[START OF TASK MATERIAL]
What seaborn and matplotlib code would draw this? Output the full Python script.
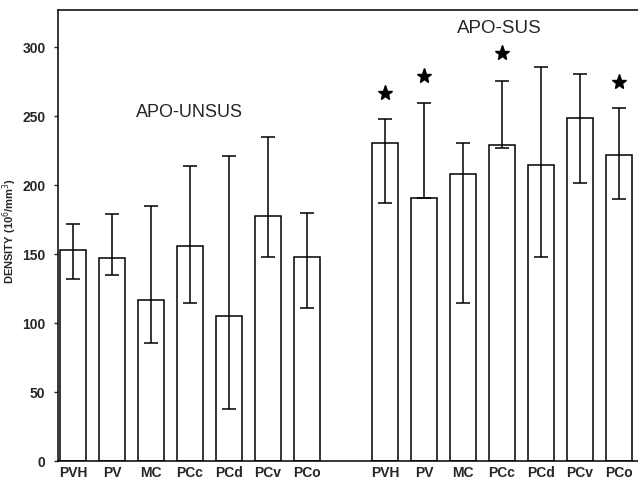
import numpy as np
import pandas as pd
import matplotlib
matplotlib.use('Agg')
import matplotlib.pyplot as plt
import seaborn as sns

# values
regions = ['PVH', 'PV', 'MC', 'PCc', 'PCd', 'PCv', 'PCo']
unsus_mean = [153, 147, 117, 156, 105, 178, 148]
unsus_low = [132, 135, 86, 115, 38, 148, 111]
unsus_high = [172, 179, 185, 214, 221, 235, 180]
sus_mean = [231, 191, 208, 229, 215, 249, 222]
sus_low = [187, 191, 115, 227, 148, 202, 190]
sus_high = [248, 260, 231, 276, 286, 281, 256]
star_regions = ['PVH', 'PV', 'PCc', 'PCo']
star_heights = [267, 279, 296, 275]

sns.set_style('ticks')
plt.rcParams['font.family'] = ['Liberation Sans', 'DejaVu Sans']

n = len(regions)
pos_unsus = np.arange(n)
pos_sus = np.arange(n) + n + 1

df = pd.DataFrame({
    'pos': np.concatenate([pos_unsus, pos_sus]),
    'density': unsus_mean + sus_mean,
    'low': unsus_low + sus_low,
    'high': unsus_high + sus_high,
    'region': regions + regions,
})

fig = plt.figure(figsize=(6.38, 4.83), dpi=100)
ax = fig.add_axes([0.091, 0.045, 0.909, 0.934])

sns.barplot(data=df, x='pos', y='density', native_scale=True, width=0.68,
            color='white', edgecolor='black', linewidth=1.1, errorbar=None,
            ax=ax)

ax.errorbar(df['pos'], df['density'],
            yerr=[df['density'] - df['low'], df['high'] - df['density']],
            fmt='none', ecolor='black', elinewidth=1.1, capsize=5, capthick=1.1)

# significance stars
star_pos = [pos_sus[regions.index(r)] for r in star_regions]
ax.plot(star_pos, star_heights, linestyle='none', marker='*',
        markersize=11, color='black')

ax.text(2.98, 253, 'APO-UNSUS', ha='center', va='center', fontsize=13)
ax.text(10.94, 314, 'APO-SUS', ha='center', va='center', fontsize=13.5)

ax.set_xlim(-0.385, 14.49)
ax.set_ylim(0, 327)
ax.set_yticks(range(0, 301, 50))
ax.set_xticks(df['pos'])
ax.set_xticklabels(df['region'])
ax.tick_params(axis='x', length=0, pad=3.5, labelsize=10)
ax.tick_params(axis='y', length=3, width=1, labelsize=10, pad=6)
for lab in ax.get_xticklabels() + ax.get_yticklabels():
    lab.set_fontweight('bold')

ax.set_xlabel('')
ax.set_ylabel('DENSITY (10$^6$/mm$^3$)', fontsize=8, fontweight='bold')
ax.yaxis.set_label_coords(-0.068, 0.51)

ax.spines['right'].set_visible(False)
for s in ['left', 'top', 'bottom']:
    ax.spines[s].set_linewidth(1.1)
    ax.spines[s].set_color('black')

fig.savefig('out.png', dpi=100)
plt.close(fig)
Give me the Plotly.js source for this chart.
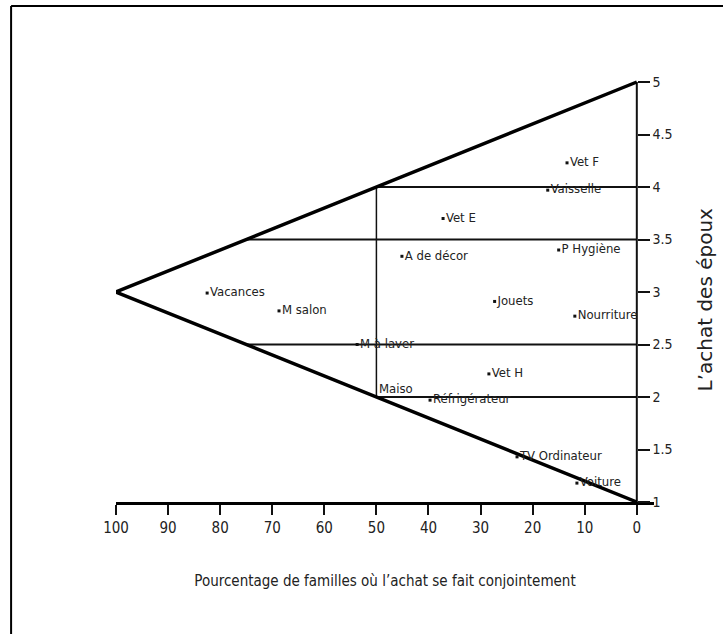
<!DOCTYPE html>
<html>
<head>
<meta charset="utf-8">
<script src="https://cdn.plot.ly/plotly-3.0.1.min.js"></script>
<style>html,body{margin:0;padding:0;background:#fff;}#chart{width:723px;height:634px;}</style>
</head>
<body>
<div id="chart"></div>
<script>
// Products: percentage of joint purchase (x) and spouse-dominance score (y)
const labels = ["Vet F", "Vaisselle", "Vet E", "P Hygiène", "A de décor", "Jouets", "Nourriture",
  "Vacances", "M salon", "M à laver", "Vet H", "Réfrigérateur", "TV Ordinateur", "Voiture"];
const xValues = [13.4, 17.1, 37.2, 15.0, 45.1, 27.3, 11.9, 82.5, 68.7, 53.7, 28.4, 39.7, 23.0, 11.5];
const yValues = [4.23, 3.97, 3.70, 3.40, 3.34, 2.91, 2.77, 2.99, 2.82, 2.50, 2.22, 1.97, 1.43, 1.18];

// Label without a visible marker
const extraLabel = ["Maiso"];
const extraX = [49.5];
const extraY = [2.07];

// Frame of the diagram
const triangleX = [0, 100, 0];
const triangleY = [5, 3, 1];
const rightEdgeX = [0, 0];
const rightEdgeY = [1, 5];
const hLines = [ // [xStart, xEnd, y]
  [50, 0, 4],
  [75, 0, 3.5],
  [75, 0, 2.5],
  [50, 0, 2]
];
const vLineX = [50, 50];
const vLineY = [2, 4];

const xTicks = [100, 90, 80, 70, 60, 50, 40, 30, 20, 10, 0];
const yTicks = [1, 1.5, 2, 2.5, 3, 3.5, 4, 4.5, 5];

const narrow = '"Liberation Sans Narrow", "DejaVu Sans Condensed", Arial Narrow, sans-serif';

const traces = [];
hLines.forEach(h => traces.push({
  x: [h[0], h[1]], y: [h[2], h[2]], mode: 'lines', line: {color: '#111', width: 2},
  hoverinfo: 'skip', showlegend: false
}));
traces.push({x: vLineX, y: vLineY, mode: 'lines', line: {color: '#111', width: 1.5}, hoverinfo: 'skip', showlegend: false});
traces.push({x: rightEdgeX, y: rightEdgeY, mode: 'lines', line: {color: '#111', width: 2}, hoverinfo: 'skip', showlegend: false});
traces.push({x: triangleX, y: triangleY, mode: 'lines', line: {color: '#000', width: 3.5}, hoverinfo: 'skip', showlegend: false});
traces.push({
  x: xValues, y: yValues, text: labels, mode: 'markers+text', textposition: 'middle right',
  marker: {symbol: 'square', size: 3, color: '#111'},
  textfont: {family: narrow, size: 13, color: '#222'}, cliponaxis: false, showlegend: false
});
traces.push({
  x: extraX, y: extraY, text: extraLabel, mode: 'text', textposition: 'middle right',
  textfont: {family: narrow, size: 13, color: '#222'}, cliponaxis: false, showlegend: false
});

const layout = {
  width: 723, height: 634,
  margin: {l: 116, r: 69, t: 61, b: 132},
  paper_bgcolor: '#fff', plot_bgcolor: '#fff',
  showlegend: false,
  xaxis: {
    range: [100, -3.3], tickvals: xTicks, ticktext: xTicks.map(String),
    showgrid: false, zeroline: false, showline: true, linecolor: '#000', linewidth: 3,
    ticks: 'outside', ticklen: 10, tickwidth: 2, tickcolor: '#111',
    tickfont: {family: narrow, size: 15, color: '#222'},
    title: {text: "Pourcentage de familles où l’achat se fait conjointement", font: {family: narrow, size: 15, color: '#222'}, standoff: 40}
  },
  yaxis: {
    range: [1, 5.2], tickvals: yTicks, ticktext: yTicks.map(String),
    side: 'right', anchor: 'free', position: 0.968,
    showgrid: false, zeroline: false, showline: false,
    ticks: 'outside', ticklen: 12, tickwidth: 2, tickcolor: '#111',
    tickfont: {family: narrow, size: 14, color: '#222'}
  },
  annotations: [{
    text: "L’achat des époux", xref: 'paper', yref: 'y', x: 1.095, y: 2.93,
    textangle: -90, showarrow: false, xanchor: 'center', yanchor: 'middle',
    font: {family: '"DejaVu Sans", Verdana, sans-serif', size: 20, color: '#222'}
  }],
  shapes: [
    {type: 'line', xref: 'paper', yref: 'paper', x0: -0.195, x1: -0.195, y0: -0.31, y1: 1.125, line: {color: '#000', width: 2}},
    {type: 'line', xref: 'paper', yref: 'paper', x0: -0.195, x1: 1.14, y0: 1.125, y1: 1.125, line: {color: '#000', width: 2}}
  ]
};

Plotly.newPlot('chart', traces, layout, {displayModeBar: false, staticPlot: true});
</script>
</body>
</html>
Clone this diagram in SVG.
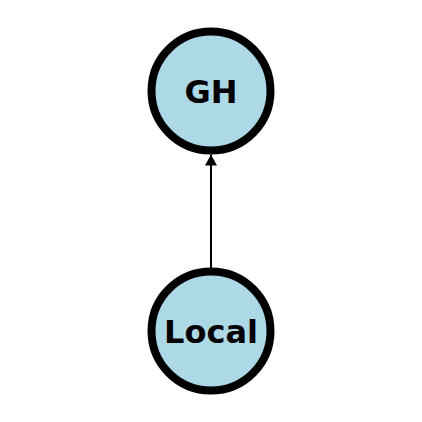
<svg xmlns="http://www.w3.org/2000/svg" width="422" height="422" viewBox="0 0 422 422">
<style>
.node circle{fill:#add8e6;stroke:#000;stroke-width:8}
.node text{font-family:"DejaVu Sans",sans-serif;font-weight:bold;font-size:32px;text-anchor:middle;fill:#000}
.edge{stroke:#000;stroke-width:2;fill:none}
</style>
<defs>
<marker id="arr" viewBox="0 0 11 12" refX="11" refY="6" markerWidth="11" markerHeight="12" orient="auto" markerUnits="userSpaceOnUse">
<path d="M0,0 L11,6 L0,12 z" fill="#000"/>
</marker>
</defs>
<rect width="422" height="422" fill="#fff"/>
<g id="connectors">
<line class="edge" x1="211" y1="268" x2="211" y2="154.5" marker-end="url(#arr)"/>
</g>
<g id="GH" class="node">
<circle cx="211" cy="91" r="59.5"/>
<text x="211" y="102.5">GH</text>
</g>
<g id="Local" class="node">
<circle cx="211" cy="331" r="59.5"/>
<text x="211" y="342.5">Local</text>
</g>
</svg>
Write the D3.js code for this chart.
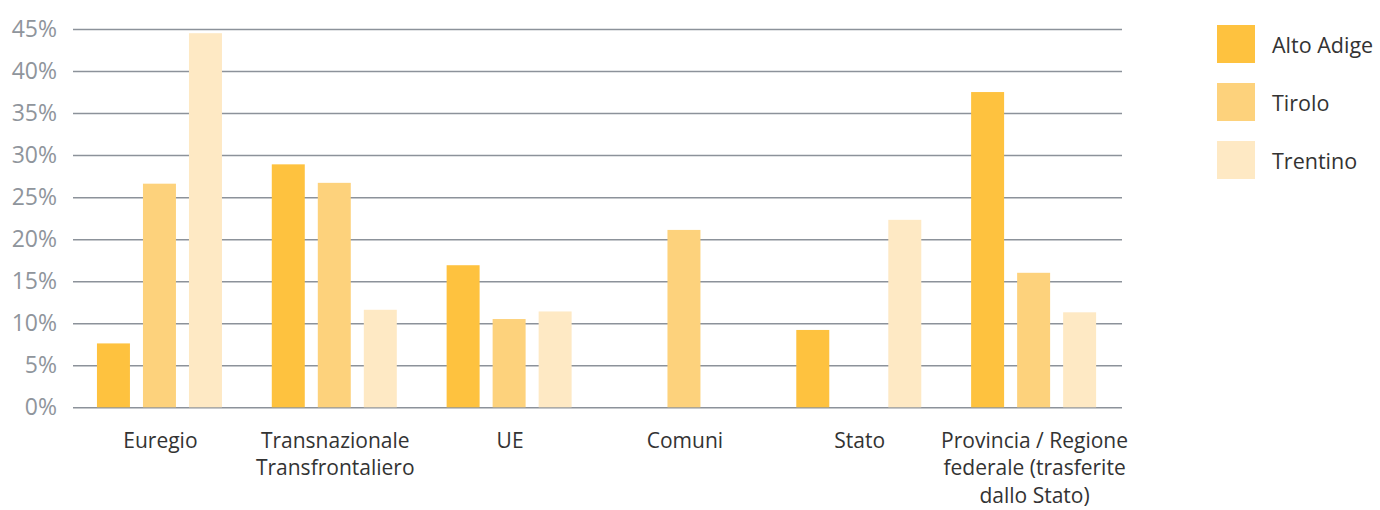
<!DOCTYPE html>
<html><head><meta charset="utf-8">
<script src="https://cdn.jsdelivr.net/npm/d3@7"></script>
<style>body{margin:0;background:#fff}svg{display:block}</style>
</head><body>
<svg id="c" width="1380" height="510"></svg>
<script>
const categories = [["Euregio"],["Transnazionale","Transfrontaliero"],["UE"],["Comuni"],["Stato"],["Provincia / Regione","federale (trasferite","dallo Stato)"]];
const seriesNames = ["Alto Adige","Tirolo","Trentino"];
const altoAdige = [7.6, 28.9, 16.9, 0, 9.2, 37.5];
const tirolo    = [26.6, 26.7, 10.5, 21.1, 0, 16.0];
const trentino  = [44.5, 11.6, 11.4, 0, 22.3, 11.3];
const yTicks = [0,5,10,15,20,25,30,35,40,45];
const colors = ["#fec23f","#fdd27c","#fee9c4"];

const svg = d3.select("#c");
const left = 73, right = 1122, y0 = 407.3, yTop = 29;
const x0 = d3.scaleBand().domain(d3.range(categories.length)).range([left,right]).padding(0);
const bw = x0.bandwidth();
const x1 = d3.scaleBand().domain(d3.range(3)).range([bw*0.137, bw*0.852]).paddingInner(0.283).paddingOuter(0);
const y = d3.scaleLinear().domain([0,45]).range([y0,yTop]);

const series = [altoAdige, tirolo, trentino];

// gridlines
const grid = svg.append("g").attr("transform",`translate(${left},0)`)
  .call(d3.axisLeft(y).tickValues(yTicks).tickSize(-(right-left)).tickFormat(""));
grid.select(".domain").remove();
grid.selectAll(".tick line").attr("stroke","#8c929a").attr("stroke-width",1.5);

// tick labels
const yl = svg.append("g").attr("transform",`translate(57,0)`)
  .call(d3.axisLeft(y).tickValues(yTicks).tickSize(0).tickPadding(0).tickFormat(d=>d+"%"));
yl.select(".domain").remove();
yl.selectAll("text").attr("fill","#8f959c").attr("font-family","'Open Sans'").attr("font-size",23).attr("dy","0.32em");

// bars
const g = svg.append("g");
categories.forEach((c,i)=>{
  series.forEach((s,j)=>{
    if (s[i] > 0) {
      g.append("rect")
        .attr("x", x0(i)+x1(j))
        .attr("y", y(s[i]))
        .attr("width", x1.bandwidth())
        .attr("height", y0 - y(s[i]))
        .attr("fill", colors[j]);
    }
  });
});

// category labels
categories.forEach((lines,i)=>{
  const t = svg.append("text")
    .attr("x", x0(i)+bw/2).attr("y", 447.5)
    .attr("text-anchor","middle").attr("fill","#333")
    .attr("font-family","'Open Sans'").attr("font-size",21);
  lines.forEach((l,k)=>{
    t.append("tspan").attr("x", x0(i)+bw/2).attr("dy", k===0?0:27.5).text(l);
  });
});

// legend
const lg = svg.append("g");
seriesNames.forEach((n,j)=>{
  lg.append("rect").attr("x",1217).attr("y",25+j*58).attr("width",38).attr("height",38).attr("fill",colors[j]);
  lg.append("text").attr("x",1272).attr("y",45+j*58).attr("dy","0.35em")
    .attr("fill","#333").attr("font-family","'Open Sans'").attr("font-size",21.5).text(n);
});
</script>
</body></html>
[END OF TASK MATERIAL]
▸ **REQUIRED TASK**
Extract, word for word, each line from the top of the data down to and including the line with "import seaborn as sns"; skip the pictures.

▸ **RESPONSE TO THIS TASK**
What seaborn and matplotlib code would draw this? Output the full Python script.
import numpy as np
import pandas as pd
import matplotlib
matplotlib.use('Agg')
import matplotlib.pyplot as plt
import seaborn as sns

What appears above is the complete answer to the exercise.